■ Work to complete
Look through the lines below and extract each one that contains "chart".
── Information supplied
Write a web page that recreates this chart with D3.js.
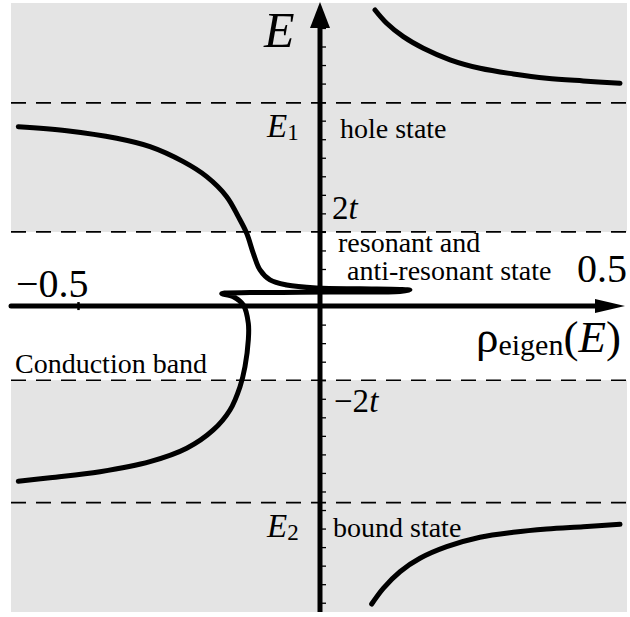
<!DOCTYPE html>
<html>
<head>
<meta charset="utf-8">
<script src="https://cdn.jsdelivr.net/npm/d3@7"></script>
<style>
  html, body { margin: 0; padding: 0; background: #fff; }
  svg { display: block; }
  text { font-family: "Liberation Serif", "Times New Roman", serif; fill: #000; }
</style>
</head>
<body>
<svg id="chart" width="630" height="617"></svg>
<script>
// Eigen-density branches, each point is [rho, E]
const holeBranch = [
  [0.1139, 7.985], [0.1381, 7.627], [0.1725, 7.265], [0.2139, 6.953],
  [0.2692, 6.642], [0.3313, 6.413], [0.4002, 6.260], [0.4694, 6.144],
  [0.5451, 6.071], [0.6211, 6.009]
];

const resonantBranch = [
  [-0.6246, 4.838], [-0.5244, 4.730], [-0.4209, 4.525], [-0.352, 4.299],
  [-0.283, 3.894], [-0.2346, 3.490], [-0.1932, 2.950], [-0.1692, 2.411],
  [-0.1518, 1.963], [-0.1381, 1.424], [-0.1242, 0.974], [-0.1035, 0.704],
  [-0.0689, 0.569], [-0.0068, 0.490], [0.0828, 0.466], [0.1656, 0.450],
  [0.1863, 0.432], [0.1656, 0.395], [0.0621, 0.380], [-0.0414, 0.372],
  [-0.1449, 0.363], [-0.1967, 0.352], [-0.2035, 0.335], [-0.1795, 0.2535],
  [-0.1588, 0.030], [-0.1484, -0.464], [-0.1484, -0.914], [-0.1553, -1.634],
  [-0.1656, -2.174], [-0.1863, -2.802], [-0.2209, -3.341], [-0.276, -3.835],
  [-0.352, -4.196], [-0.4555, -4.466], [-0.559, -4.628], [-0.6246, -4.725]
];

const boundBranch = [
  [0.107, -8.034], [0.131, -7.611], [0.1656, -7.163], [0.207, -6.802],
  [0.2623, -6.489], [0.3313, -6.235], [0.4002, -6.100], [0.4694, -6.011],
  [0.5451, -5.949], [0.6211, -5.884]
];

// Reference energies: E1, band edges 2t and -2t, E2
const levelE = [5.48, 2, -2, -5.3];
const bandEdges = [-2, 2];
const rhoTickValues = [-0.5];
const eTickValues = d3.range(-8, 7.51, 0.5).filter(v => v !== 0);

const svg = d3.select("#chart");

const x = d3.scaleLinear().domain([-0.5, 0.5]).range([78.5, 561.5]);
const y = d3.scaleLinear().domain([-8.25, 8.2]).range([612, 2]);

const left = 11, right = 627;
const grey = "#e4e4e4";

// Shaded regions outside the conduction band
svg.append("rect")
  .attr("x", left).attr("y", 3)
  .attr("width", right - left).attr("height", y(bandEdges[1]) - 3)
  .attr("fill", grey);
svg.append("rect")
  .attr("x", left).attr("y", y(bandEdges[0]))
  .attr("width", right - left).attr("height", 612 - y(bandEdges[0]))
  .attr("fill", grey);

// Dashed reference lines
svg.selectAll("line.level").data(levelE).join("line")
  .attr("class", "level")
  .attr("x1", left).attr("x2", right)
  .attr("y1", d => y(d)).attr("y2", d => y(d))
  .attr("stroke", "#000").attr("stroke-width", 1.6)
  .attr("stroke-dasharray", "15,10");

// Axes
const x0 = x(0), y0 = y(0);
svg.append("line")
  .attr("x1", 11).attr("x2", 600).attr("y1", y0).attr("y2", y0)
  .attr("stroke", "#000").attr("stroke-width", 5).attr("stroke-linecap", "round");
svg.append("path")
  .attr("d", `M625,${y0} L595,${y0 - 7} L595,${y0 + 7} Z`).attr("fill", "#000");

svg.append("line")
  .attr("x1", x0).attr("x2", x0).attr("y1", 612).attr("y2", 24)
  .attr("stroke", "#000").attr("stroke-width", 5);
svg.append("path")
  .attr("d", `M${x0},2 L${x0 - 10},28 L${x0 + 10},28 Z`).attr("fill", "#000");

// Energy ticks on the vertical axis
const yAxis = d3.axisRight(y).tickValues(eTickValues).tickSize(4).tickFormat("");
const yg = svg.append("g").attr("transform", `translate(${x0 + 2},0)`).call(yAxis);
yg.select(".domain").remove();
yg.selectAll(".tick line").attr("stroke", "#000").attr("stroke-width", 1.3);

// Density tick on the horizontal axis
svg.selectAll("line.rtick").data(rhoTickValues).join("line")
  .attr("class", "rtick")
  .attr("x1", d => x(d)).attr("x2", d => x(d))
  .attr("y1", y0 - 4).attr("y2", y0 + 4)
  .attr("stroke", "#000").attr("stroke-width", 2.5);

// Branches
const line = d3.line()
  .x(d => x(d[0])).y(d => y(d[1]))
  .curve(d3.curveCatmullRom.alpha(0.5));

[holeBranch, resonantBranch, boundBranch].forEach(b => {
  svg.append("path")
    .attr("d", line(b))
    .attr("fill", "none").attr("stroke", "#000")
    .attr("stroke-width", 5).attr("stroke-linecap", "round")
    .attr("stroke-linejoin", "round");
});

// Labels
function label(tx, ty, size) {
  return svg.append("text").attr("x", tx).attr("y", ty).attr("font-size", size);
}

label(264, 47, 50).attr("font-style", "italic").text("E");

const e1 = label(267, 137, 33);
e1.append("tspan").attr("font-style", "italic").text("E");
e1.append("tspan").attr("font-size", 23).attr("dy", 3).text("1");

const e2 = label(267, 537, 33);
e2.append("tspan").attr("font-style", "italic").text("E");
e2.append("tspan").attr("font-size", 23).attr("dy", 3).text("2");

const t2 = label(332, 219, 33);
t2.append("tspan").text("2");
t2.append("tspan").attr("font-style", "italic").text("t");

const tm2 = label(334, 412, 33);
tm2.append("tspan").text("\u22122");
tm2.append("tspan").attr("font-style", "italic").text("t");

label(340, 138, 28).text("hole state");
label(338, 252, 28).text("resonant and");
label(347, 280, 28).text("anti-resonant state");
label(15, 373, 28).text("Conduction band");
label(333, 537, 28).text("bound state");

label(577, 282, 40).text("0.5");
label(16, 297, 40).text("\u22120.5");

const rl = label(476, 352, 45);
rl.append("tspan").text("\u03C1");
rl.append("tspan").attr("font-size", 30).attr("dy", 3).text("eigen");
rl.append("tspan").attr("dy", -3).text("(");
rl.append("tspan").attr("font-style", "italic").text("E");
rl.append("tspan").text(")");
</script>
</body>
</html>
────
■ Output of the exercise
Write a web page that recreates this chart with D3.js.
<svg id="chart" width="630" height="617"></svg>
const svg = d3.select("#chart");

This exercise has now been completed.